CSG339 Information Retrieval

Project 1: Questions & Answers

Created: Wed 20 Sep 2006
Last modified:

Q : Why is http://kerf.ccs.neu.edu/ not working ? [obsolete]

IMPORTANT : from "community ports" http://kerf.ccs.neu.edu/ is not accessible (we are working on this). Instead use the NAT http://10.0.0.204/ . However, this may be a permanent problem; as a result, if u want your code to work both from community ports and from other net outlets(including outside CCIS network) you should :

use a variable for the server name, that can be changed easily
detect from code if your machine is attached to a community port or not (if you go through NOMAD you are on a community port); alternatively you can change the server name manually when you start a new session.

If you've never called a URL from the language X of your choice (C/C++/Perl etc) and you are wondering how you are ever going to get past the first hurdle of figuring out what libraries exist for X then I suggest using the wget command for Unix

If you are a more adventurous Perl user check out the libwww library for Perl.

Q. Can I call the server manually for each query ?

Ans. Although the project is meant for you to use an automatic handling of html source (like wget followed by some parsing of the file) you can do it manually (not recommended) : there are 4 systems x 4 databases x 25 queries = 400 http calls, if you manage to call the server only once per query. You will have to copy-paste the statistics from the browser creating 400 files used afterwards to rank the documents. If you choose this option please state clearly "MANUAL HTTP CALLS" on top of the first page of the report. Note that this will result in a penalty of 10% of the grade (ie maximum obtainable are 90 points).

Q.My understanding of the vector space model is that information is needed on the term frequency for every term in the corpus. I'm getting this from slides 8 and 9 of the 4th set of class slides, where the formula needs the length of the document vector, which is the square root of the term frequency for each term in the document squared, including for terms not in the query.
I can't find any easy way to get this information from lemur. For a query term like 'the', if I open and parse every single document to get the tf of each term in the document to fill in the vector space, then I calculate that a single query will take nearly 17 days to complete. I hope that's not right.
Is there a way we can reduce the document vector to unit length without having to fill in the entire vector for the document .. ie, without having to know the frequency of each term that appears in the document? Or is there a way to get this from lemur?

Ans. So you could just compute the numerator and rank by that. I'll see if I can provide a normalized inverted list.

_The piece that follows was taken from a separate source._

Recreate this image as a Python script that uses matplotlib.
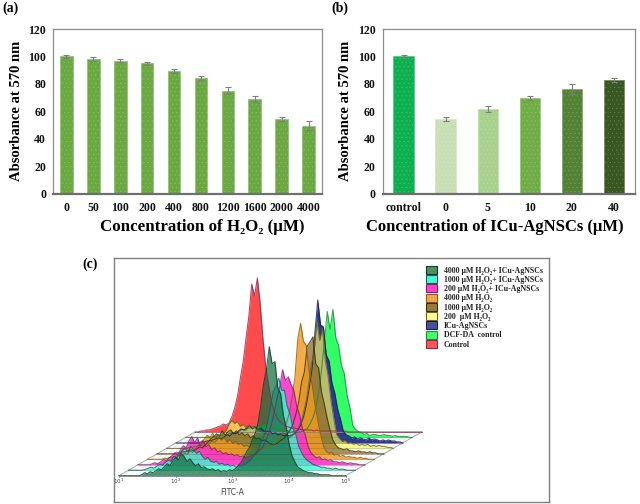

Q. I just started to do some basic work on the Project. I just wrote a couple of Java files reading the inverted lists over the provided CGI interface.
Two things came up:
- The output-format in the "P"-Mode is really weird: There's a couple of HTML-Code added without any reason. The Content-Type of the document is text/html. However, I managed to parse the List, but a comma-separated list without any markup code would have beed easier to use smile
- A bigger problem is Lemur's speed: It is really very slow if I try to read a inverted list that is huge, especially when I pass over a stopword. Testing 50 queries will take hours to complete with this bottleneck.

Ans: I fixed the first problem for the 'c' option. Ill soon do for the others. We'll set up more servers for the cgi and hopefully you guys should be ok.

Q. Many of the TREC queries involve 'or' and/or 'and'. Should we explicitly model these as operators in our programs?

Ans: You could implement that, but its not expected. Simple bag of words is fine.

Q. What is the output format for the search engine?

Ans.The standard output is as follows:

[qid] Q0 [DocID] [rank] [score] Exp

qid=query id
Doc ID =document ID
rank= rank of this document for this query.
score = score of your retrieval algorithm

Q0 and Exp are constants you have to output on each line (dont worry about why this is the case) for the evaluation script to run. The results file should be sorted in order of increasing qids, and for each qid in the order of increasing rank and therefore decreasing score. Here is a sample results file for another corpus and another set of queries.

Documents and Square of the Document lengths for each of the databases.

Database 0: d=0.doclen

Database 1: d=1.doclen

Database 2: d=2.doclen

Database 3: d=3.doclen